Pinguecula and pterygium 06/04/2013
Pinguecula is a yellowy-white stain or protuberance on the conjunctiva, commonly located at the inner part of the eye closest to the nose. It is a change in the normal tissue resulting in a deposit of protein, fat and/or calcium.
This is a degenerative lesion of the conjunctiva which appears as a consequence of exposure to ultraviolet light but is also related to other harmful elements such as welding and eye inflammation and irritation. The stains or protuberances can gradually grow in size over a prolonged period of time.
Medical treatment is limited to using lubricating therapy to relieve the eye's irritation. It's important to protect oneself from solar radiation.
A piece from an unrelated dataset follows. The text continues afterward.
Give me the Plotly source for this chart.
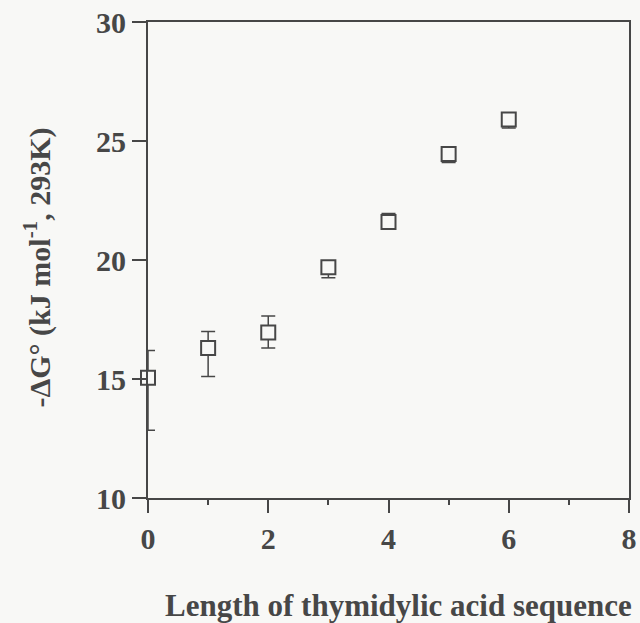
import plotly.graph_objects as go

length = [0, 1, 2, 3, 4, 5, 6]
dg = [15.05, 16.3, 16.95, 19.7, 21.6, 24.45, 25.9]
err_plus = [1.15, 0.7, 0.7, 0.2, 0.35, 0.15, 0.1]
err_minus = [2.2, 1.2, 0.65, 0.45, 0.15, 0.35, 0.35]

x_ticks = [0, 2, 4, 6, 8]
x_minor = [1, 3, 5, 7]
y_ticks = [10, 15, 20, 25, 30]

x_title = "<b>Length of thymidylic acid sequence</b>"
y_title = "<b>-ΔG° (kJ mol<sup>-1</sup>, 293K)</b>"

ink = "#474747"
bg = "#f8f8f6"
font = "Liberation Serif"

fig = go.Figure()
fig.add_trace(go.Scatter(
    x=length, y=dg, mode="markers",
    marker=dict(symbol="square", size=14, color=bg,
                line=dict(color=ink, width=2)),
    error_y=dict(type="data", symmetric=False, array=err_plus,
                 arrayminus=err_minus, color=ink, thickness=1.5, width=7),
    cliponaxis=False,
))

fig.update_layout(
    width=640, height=623,
    margin=dict(l=148, r=11, t=22, b=125),
    paper_bgcolor=bg, plot_bgcolor=bg,
    showlegend=False,
    font=dict(family=font, color=ink),
)
fig.update_xaxes(
    range=[0, 8], tickvals=x_ticks, ticks="outside", ticklen=13,
    tickwidth=2, tickcolor=ink, showgrid=False, zeroline=False,
    showline=True, linecolor=ink, linewidth=2, mirror=True,
    automargin=False,
    tickfont=dict(family=font, size=30, color=ink, weight="bold"),
    minor=dict(tickvals=x_minor, ticks="outside", ticklen=5,
               tickwidth=2, tickcolor=ink, showgrid=False),
)
fig.update_yaxes(
    range=[10, 30], tickvals=y_ticks, ticks="outside", ticklen=14,
    tickwidth=2, tickcolor=ink, showgrid=False, zeroline=False,
    showline=True, linecolor=ink, linewidth=2, mirror=True,
    automargin=False,
    tickfont=dict(family=font, size=30, color=ink, weight="bold"),
)

# axis titles placed as annotations to match the original positions
fig.add_annotation(text=x_title, xref="paper", yref="paper",
                   x=0.52, y=-0.226, xanchor="center", yanchor="middle",
                   showarrow=False,
                   font=dict(family=font, size=31, color=ink))
fig.add_annotation(text=y_title, xref="paper", yref="paper",
                   x=-0.23, y=0.485, xanchor="center", yanchor="middle",
                   textangle=-90, showarrow=False,
                   font=dict(family=font, size=30, color=ink))

fig.write_html("out.html")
Surgery is only recommended for this disorder when the stain or protuberance represents an aesthetic problem or, rarely, when the cornea is inflamed or when the injury interferes with the use of contact lenses.
Pterygium is the growth of fleshy tissue over the conjunctiva that can reach the cornea. This growth might stop and remain small or become large enough to interfere with vision.
The appearance of pterygium is closely correlated with exposure to ultraviolet rays although dryness, inflammation and exposure to wind, dust and other irritants can also be involved. It is almost always preceded by a case of pinguecula. The incidence of pterygium increases in regions located close to the equator.
Extraction of the pterygium is recommended when eyesight is threatened, when there is considerable irritation or for aesthetic reasons.
To avoid recurrence it is important to correctly hydrate the surface of the eye, protect it from the sun and other situations that might irritate it.